▶ _Objective_
Set aside the pictures and output only the lines from the one containing "Give me the TikZ source for this diagram." up to and including the one containing "(0,0) rectangle (956,612);".

▶ _Data to process_
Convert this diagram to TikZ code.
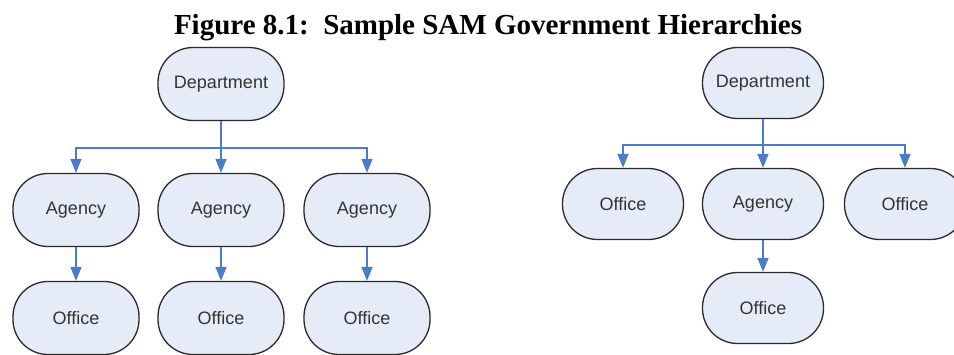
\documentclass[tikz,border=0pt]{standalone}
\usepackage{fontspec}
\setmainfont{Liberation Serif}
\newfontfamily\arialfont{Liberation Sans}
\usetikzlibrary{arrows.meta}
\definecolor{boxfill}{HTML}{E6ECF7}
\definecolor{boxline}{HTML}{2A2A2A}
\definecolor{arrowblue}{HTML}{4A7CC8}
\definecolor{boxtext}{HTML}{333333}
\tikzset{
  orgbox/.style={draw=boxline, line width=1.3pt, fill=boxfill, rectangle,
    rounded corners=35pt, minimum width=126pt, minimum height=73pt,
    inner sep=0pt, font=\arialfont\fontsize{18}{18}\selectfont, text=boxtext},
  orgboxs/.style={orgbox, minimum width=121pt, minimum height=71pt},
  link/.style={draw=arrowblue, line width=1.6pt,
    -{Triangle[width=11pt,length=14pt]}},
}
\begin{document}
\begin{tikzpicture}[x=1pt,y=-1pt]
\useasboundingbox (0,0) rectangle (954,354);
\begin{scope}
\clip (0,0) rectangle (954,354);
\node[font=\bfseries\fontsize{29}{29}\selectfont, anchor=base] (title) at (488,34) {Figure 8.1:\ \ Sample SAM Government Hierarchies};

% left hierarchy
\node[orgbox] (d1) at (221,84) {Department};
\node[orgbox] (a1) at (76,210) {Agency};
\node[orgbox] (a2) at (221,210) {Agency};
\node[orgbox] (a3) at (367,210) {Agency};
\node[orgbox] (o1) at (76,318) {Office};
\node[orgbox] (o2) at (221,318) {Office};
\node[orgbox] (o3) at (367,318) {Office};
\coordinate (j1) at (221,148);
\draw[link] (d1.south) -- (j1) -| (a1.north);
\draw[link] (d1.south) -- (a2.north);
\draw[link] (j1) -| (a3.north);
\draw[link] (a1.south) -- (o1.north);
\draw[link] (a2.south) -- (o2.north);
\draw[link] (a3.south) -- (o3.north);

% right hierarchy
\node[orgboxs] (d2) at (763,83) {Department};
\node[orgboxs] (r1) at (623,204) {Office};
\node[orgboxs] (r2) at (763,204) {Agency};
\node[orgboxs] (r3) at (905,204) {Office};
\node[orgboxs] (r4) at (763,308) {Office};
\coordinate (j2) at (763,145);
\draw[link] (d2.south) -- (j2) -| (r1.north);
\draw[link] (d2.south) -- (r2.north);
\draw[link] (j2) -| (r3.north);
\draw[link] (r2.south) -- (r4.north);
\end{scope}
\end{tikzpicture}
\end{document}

...

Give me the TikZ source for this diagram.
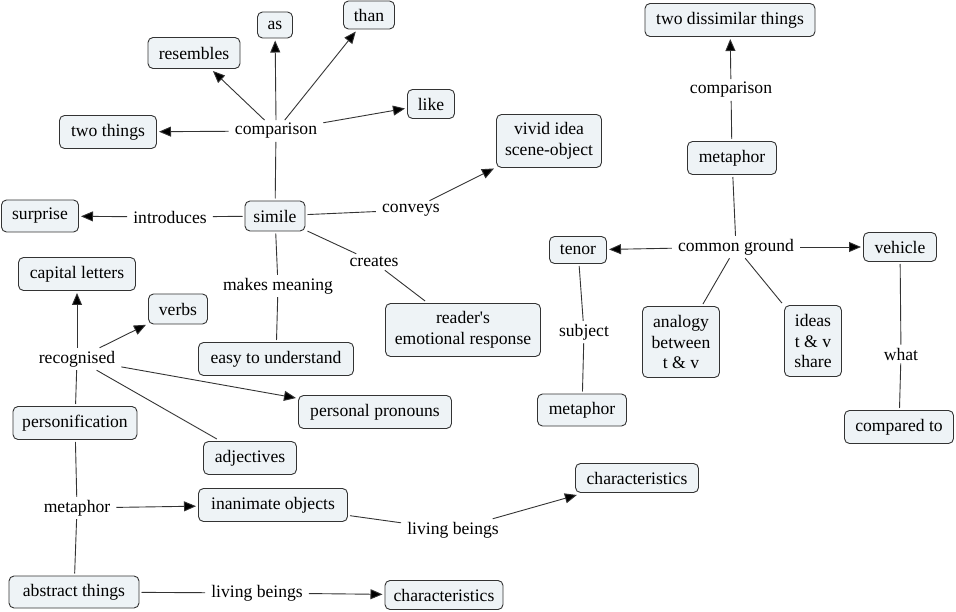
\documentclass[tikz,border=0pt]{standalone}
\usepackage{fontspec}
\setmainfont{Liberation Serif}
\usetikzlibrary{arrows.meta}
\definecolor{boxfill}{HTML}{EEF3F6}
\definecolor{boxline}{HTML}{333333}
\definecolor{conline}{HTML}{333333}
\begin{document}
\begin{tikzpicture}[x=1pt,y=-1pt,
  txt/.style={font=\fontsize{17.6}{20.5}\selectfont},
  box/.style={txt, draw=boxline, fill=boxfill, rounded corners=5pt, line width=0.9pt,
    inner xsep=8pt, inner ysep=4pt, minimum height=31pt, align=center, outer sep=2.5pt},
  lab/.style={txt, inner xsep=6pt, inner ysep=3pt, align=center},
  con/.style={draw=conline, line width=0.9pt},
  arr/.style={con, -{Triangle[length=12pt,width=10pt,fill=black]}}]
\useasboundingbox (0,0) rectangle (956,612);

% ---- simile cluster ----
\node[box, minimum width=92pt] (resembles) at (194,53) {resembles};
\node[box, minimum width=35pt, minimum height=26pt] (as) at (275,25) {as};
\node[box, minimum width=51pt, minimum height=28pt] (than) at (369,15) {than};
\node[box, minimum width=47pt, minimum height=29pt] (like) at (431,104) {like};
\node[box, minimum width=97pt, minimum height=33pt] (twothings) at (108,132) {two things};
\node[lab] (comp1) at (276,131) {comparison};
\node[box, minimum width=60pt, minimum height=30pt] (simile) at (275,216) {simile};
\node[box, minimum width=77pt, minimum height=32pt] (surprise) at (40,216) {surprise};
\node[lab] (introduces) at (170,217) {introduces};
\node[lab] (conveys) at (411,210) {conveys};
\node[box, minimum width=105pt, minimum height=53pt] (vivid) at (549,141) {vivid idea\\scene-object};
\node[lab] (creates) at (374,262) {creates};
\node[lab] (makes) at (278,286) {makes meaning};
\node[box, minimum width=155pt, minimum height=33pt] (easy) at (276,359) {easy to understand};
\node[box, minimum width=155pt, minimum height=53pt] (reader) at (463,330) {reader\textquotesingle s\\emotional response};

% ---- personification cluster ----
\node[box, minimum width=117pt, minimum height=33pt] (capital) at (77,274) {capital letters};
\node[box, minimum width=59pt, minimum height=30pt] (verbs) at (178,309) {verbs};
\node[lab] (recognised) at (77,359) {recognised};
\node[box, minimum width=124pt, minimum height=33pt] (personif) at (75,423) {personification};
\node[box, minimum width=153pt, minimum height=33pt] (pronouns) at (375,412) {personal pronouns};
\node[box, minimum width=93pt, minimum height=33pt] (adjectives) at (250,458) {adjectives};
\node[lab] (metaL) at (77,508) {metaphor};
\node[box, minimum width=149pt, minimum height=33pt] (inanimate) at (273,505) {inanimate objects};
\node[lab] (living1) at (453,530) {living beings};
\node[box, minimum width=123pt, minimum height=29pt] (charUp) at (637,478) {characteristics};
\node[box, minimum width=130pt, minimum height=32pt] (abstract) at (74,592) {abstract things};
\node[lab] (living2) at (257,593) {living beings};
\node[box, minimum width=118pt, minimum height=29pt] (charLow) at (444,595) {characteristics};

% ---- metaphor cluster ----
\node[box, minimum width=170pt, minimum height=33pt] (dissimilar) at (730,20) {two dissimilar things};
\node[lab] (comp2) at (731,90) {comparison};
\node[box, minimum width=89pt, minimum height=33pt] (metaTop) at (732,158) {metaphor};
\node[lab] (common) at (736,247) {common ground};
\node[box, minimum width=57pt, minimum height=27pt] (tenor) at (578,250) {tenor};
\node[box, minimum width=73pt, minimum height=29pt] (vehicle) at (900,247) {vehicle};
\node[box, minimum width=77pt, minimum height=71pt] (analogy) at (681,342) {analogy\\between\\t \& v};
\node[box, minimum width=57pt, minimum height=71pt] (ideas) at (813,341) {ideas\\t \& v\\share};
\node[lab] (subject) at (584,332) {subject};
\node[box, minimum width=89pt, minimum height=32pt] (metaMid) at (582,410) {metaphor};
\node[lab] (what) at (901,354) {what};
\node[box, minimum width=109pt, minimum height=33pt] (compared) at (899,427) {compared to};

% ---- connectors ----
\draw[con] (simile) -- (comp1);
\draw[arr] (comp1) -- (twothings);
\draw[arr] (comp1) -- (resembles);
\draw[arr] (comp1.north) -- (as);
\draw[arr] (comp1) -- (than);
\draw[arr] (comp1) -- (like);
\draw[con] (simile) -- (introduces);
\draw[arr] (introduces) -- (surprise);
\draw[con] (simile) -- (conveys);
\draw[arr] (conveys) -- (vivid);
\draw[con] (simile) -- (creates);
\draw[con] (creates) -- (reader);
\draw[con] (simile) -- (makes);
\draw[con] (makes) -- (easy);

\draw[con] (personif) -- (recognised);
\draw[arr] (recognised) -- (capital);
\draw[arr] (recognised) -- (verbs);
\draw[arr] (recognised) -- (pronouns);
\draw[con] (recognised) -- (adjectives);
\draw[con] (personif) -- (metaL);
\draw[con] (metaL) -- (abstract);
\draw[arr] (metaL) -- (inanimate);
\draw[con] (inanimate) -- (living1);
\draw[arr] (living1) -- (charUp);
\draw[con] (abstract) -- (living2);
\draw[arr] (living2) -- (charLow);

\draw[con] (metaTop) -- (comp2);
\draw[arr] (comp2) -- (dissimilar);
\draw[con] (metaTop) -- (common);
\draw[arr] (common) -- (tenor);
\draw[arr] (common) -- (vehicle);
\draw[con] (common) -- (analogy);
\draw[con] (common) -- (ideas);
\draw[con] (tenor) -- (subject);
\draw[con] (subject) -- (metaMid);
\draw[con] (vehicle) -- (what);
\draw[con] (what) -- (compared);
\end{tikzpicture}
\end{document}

▶ _Answer_
Give me the TikZ source for this diagram.
\documentclass[tikz,border=0pt]{standalone}
\usepackage{fontspec}
\setmainfont{Liberation Serif}
\usetikzlibrary{arrows.meta}
\definecolor{boxfill}{HTML}{EEF3F6}
\definecolor{boxline}{HTML}{333333}
\definecolor{conline}{HTML}{333333}
\begin{document}
\begin{tikzpicture}[x=1pt,y=-1pt,
  txt/.style={font=\fontsize{17.6}{20.5}\selectfont},
  box/.style={txt, draw=boxline, fill=boxfill, rounded corners=5pt, line width=0.9pt,
    inner xsep=8pt, inner ysep=4pt, minimum height=31pt, align=center, outer sep=2.5pt},
  lab/.style={txt, inner xsep=6pt, inner ysep=3pt, align=center},
  con/.style={draw=conline, line width=0.9pt},
  arr/.style={con, -{Triangle[length=12pt,width=10pt,fill=black]}}]
\useasboundingbox (0,0) rectangle (956,612);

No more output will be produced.